>> BEGIN DATA

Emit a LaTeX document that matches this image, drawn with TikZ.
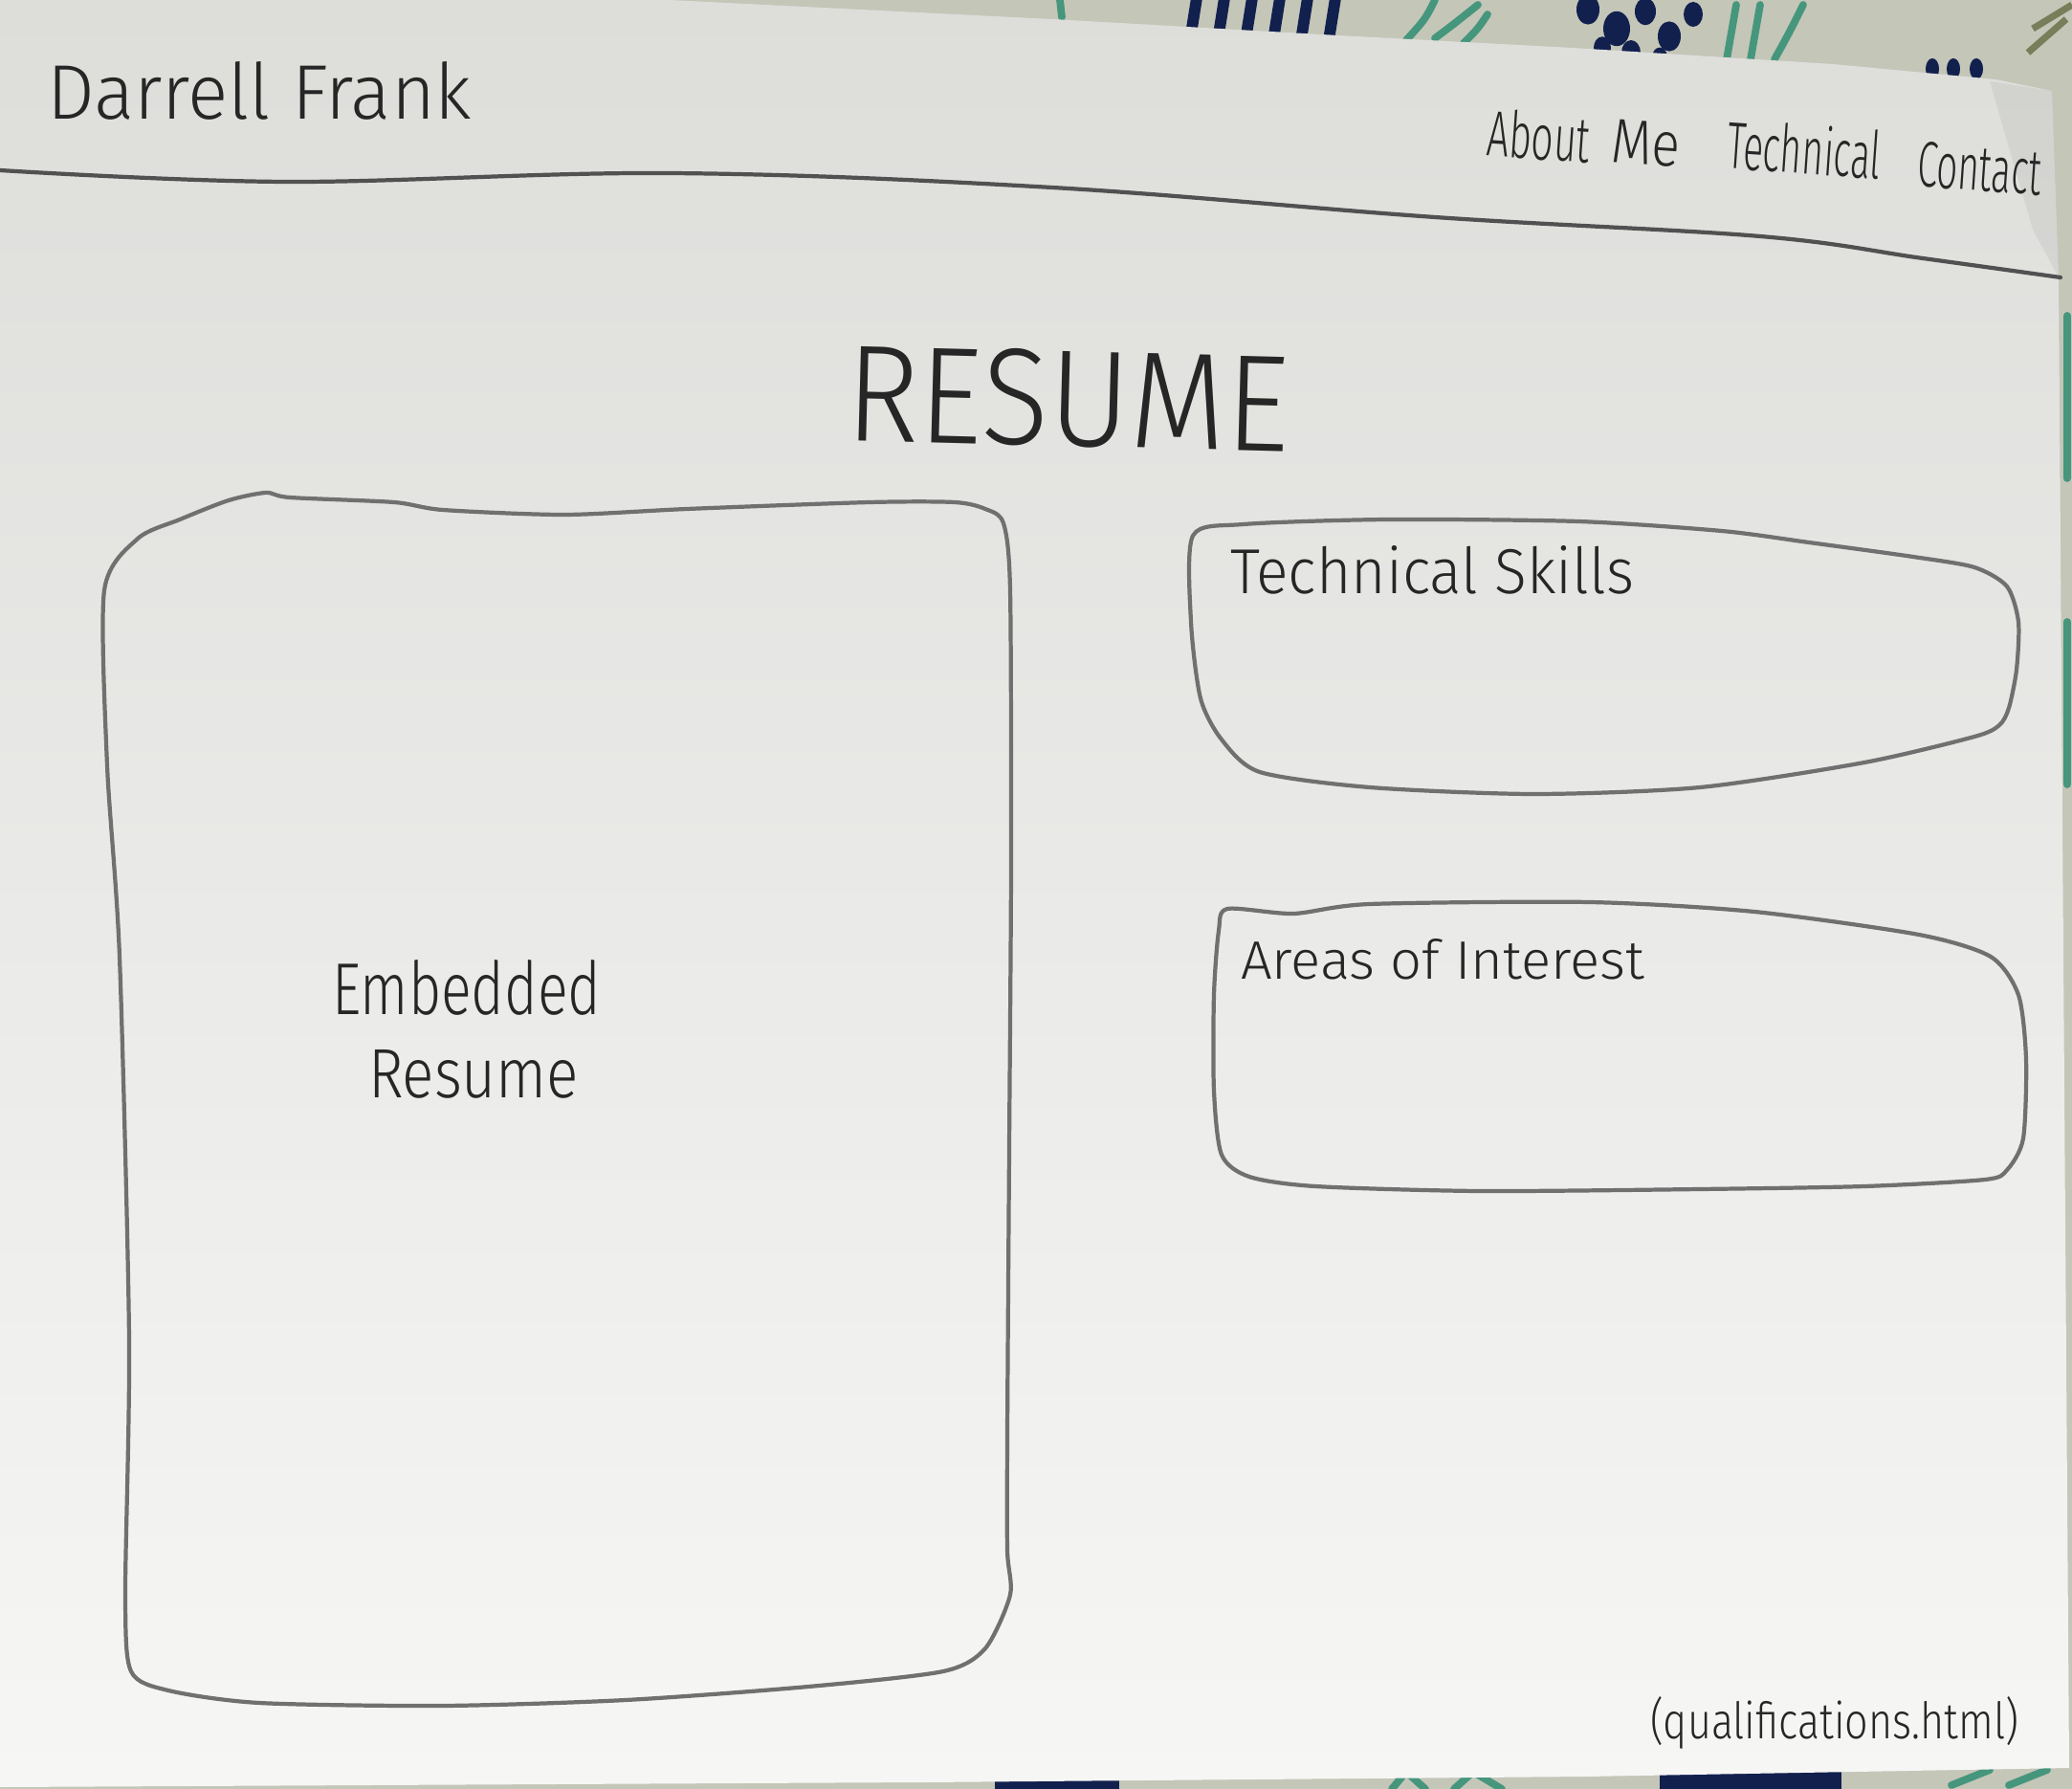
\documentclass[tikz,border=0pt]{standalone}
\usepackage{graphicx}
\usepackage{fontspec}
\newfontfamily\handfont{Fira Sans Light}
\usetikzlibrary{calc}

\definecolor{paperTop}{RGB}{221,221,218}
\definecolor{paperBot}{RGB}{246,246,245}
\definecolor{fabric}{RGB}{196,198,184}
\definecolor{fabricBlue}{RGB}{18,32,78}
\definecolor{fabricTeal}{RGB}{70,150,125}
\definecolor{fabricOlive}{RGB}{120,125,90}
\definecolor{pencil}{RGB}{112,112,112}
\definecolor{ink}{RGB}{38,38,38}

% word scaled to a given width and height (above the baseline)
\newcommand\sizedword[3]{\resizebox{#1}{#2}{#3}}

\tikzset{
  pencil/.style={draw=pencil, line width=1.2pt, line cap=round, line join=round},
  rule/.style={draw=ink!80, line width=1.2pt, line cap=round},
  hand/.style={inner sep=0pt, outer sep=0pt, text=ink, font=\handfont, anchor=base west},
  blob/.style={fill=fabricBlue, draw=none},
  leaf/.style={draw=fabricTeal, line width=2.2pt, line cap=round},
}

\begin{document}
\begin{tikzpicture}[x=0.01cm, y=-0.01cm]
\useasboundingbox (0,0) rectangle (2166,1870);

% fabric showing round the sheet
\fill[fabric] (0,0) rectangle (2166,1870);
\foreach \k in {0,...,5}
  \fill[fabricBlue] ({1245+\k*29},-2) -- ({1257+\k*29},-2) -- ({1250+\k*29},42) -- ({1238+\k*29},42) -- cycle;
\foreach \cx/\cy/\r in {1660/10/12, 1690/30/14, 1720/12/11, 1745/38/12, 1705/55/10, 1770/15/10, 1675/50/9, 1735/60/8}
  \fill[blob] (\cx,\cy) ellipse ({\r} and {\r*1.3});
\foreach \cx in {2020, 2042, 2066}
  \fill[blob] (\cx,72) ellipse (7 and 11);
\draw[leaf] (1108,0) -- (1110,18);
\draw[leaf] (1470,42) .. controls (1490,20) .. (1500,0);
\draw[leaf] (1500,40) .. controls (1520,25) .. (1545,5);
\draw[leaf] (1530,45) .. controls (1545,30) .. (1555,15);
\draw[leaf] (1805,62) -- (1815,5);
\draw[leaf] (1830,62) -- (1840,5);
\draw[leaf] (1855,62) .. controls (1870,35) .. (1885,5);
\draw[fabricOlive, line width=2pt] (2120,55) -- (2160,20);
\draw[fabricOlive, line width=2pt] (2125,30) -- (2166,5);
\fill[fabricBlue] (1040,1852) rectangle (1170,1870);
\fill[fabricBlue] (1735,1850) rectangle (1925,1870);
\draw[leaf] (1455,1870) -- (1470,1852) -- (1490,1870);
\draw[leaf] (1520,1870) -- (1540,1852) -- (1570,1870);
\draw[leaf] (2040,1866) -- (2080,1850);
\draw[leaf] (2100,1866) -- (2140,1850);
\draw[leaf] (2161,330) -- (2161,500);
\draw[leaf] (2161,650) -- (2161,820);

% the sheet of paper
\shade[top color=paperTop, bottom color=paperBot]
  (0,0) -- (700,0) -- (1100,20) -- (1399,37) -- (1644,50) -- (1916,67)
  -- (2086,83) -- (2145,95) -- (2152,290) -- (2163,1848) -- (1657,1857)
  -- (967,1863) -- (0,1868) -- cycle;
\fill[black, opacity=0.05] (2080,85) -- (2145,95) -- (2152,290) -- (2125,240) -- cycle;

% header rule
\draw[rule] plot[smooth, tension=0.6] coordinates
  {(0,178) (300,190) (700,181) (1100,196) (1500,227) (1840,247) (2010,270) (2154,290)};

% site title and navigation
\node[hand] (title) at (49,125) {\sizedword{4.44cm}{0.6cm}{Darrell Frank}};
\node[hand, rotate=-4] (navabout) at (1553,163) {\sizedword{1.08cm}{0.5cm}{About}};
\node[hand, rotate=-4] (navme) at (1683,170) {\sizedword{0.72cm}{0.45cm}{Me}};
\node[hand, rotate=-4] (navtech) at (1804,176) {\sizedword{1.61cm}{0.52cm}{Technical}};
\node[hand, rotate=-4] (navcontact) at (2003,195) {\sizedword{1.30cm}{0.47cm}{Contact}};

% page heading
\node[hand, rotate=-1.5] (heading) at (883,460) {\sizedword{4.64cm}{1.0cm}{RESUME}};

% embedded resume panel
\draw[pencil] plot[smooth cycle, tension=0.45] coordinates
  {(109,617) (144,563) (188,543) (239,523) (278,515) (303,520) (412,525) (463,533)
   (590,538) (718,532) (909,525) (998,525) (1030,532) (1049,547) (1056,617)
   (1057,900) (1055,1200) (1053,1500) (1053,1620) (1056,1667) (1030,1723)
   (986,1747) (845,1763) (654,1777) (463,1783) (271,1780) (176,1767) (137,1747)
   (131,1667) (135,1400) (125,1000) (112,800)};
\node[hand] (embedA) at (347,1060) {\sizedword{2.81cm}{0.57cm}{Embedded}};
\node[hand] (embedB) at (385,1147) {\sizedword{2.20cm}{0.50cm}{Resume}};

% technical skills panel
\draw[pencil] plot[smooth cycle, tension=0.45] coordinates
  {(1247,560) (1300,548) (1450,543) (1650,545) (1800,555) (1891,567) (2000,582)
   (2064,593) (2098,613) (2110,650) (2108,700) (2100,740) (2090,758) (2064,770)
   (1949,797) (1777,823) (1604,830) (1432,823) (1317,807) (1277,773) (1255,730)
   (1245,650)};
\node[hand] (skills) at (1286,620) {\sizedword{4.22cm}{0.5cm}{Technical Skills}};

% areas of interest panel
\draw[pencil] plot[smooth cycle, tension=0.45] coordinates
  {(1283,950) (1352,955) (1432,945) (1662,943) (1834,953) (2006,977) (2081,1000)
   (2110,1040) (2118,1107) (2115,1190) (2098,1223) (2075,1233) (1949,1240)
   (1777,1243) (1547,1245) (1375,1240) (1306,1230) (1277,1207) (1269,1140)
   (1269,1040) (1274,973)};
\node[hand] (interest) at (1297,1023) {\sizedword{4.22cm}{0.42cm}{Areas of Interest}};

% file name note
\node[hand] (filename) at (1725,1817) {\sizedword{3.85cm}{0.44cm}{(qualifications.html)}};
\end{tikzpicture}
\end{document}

>> END DATA

* _WORK TO COMPLETE_: Leave the pictures out, and print every line of the listing exactly as written.

* _CORRECT ANSWER_:
Emit a LaTeX document that matches this image, drawn with TikZ.
\documentclass[tikz,border=0pt]{standalone}
\usepackage{graphicx}
\usepackage{fontspec}
\newfontfamily\handfont{Fira Sans Light}
\usetikzlibrary{calc}

\definecolor{paperTop}{RGB}{221,221,218}
\definecolor{paperBot}{RGB}{246,246,245}
\definecolor{fabric}{RGB}{196,198,184}
\definecolor{fabricBlue}{RGB}{18,32,78}
\definecolor{fabricTeal}{RGB}{70,150,125}
\definecolor{fabricOlive}{RGB}{120,125,90}
\definecolor{pencil}{RGB}{112,112,112}
\definecolor{ink}{RGB}{38,38,38}

% word scaled to a given width and height (above the baseline)
\newcommand\sizedword[3]{\resizebox{#1}{#2}{#3}}

\tikzset{
  pencil/.style={draw=pencil, line width=1.2pt, line cap=round, line join=round},
  rule/.style={draw=ink!80, line width=1.2pt, line cap=round},
  hand/.style={inner sep=0pt, outer sep=0pt, text=ink, font=\handfont, anchor=base west},
  blob/.style={fill=fabricBlue, draw=none},
  leaf/.style={draw=fabricTeal, line width=2.2pt, line cap=round},
}

\begin{document}
\begin{tikzpicture}[x=0.01cm, y=-0.01cm]
\useasboundingbox (0,0) rectangle (2166,1870);

% fabric showing round the sheet
\fill[fabric] (0,0) rectangle (2166,1870);
\foreach \k in {0,...,5}
  \fill[fabricBlue] ({1245+\k*29},-2) -- ({1257+\k*29},-2) -- ({1250+\k*29},42) -- ({1238+\k*29},42) -- cycle;
\foreach \cx/\cy/\r in {1660/10/12, 1690/30/14, 1720/12/11, 1745/38/12, 1705/55/10, 1770/15/10, 1675/50/9, 1735/60/8}
  \fill[blob] (\cx,\cy) ellipse ({\r} and {\r*1.3});
\foreach \cx in {2020, 2042, 2066}
  \fill[blob] (\cx,72) ellipse (7 and 11);
\draw[leaf] (1108,0) -- (1110,18);
\draw[leaf] (1470,42) .. controls (1490,20) .. (1500,0);
\draw[leaf] (1500,40) .. controls (1520,25) .. (1545,5);
\draw[leaf] (1530,45) .. controls (1545,30) .. (1555,15);
\draw[leaf] (1805,62) -- (1815,5);
\draw[leaf] (1830,62) -- (1840,5);
\draw[leaf] (1855,62) .. controls (1870,35) .. (1885,5);
\draw[fabricOlive, line width=2pt] (2120,55) -- (2160,20);
\draw[fabricOlive, line width=2pt] (2125,30) -- (2166,5);
\fill[fabricBlue] (1040,1852) rectangle (1170,1870);
\fill[fabricBlue] (1735,1850) rectangle (1925,1870);
\draw[leaf] (1455,1870) -- (1470,1852) -- (1490,1870);
\draw[leaf] (1520,1870) -- (1540,1852) -- (1570,1870);
\draw[leaf] (2040,1866) -- (2080,1850);
\draw[leaf] (2100,1866) -- (2140,1850);
\draw[leaf] (2161,330) -- (2161,500);
\draw[leaf] (2161,650) -- (2161,820);

% the sheet of paper
\shade[top color=paperTop, bottom color=paperBot]
  (0,0) -- (700,0) -- (1100,20) -- (1399,37) -- (1644,50) -- (1916,67)
  -- (2086,83) -- (2145,95) -- (2152,290) -- (2163,1848) -- (1657,1857)
  -- (967,1863) -- (0,1868) -- cycle;
\fill[black, opacity=0.05] (2080,85) -- (2145,95) -- (2152,290) -- (2125,240) -- cycle;

% header rule
\draw[rule] plot[smooth, tension=0.6] coordinates
  {(0,178) (300,190) (700,181) (1100,196) (1500,227) (1840,247) (2010,270) (2154,290)};

% site title and navigation
\node[hand] (title) at (49,125) {\sizedword{4.44cm}{0.6cm}{Darrell Frank}};
\node[hand, rotate=-4] (navabout) at (1553,163) {\sizedword{1.08cm}{0.5cm}{About}};
\node[hand, rotate=-4] (navme) at (1683,170) {\sizedword{0.72cm}{0.45cm}{Me}};
\node[hand, rotate=-4] (navtech) at (1804,176) {\sizedword{1.61cm}{0.52cm}{Technical}};
\node[hand, rotate=-4] (navcontact) at (2003,195) {\sizedword{1.30cm}{0.47cm}{Contact}};

% page heading
\node[hand, rotate=-1.5] (heading) at (883,460) {\sizedword{4.64cm}{1.0cm}{RESUME}};

% embedded resume panel
\draw[pencil] plot[smooth cycle, tension=0.45] coordinates
  {(109,617) (144,563) (188,543) (239,523) (278,515) (303,520) (412,525) (463,533)
   (590,538) (718,532) (909,525) (998,525) (1030,532) (1049,547) (1056,617)
   (1057,900) (1055,1200) (1053,1500) (1053,1620) (1056,1667) (1030,1723)
   (986,1747) (845,1763) (654,1777) (463,1783) (271,1780) (176,1767) (137,1747)
   (131,1667) (135,1400) (125,1000) (112,800)};
\node[hand] (embedA) at (347,1060) {\sizedword{2.81cm}{0.57cm}{Embedded}};
\node[hand] (embedB) at (385,1147) {\sizedword{2.20cm}{0.50cm}{Resume}};

% technical skills panel
\draw[pencil] plot[smooth cycle, tension=0.45] coordinates
  {(1247,560) (1300,548) (1450,543) (1650,545) (1800,555) (1891,567) (2000,582)
   (2064,593) (2098,613) (2110,650) (2108,700) (2100,740) (2090,758) (2064,770)
   (1949,797) (1777,823) (1604,830) (1432,823) (1317,807) (1277,773) (1255,730)
   (1245,650)};
\node[hand] (skills) at (1286,620) {\sizedword{4.22cm}{0.5cm}{Technical Skills}};

% areas of interest panel
\draw[pencil] plot[smooth cycle, tension=0.45] coordinates
  {(1283,950) (1352,955) (1432,945) (1662,943) (1834,953) (2006,977) (2081,1000)
   (2110,1040) (2118,1107) (2115,1190) (2098,1223) (2075,1233) (1949,1240)
   (1777,1243) (1547,1245) (1375,1240) (1306,1230) (1277,1207) (1269,1140)
   (1269,1040) (1274,973)};
\node[hand] (interest) at (1297,1023) {\sizedword{4.22cm}{0.42cm}{Areas of Interest}};

% file name note
\node[hand] (filename) at (1725,1817) {\sizedword{3.85cm}{0.44cm}{(qualifications.html)}};
\end{tikzpicture}
\end{document}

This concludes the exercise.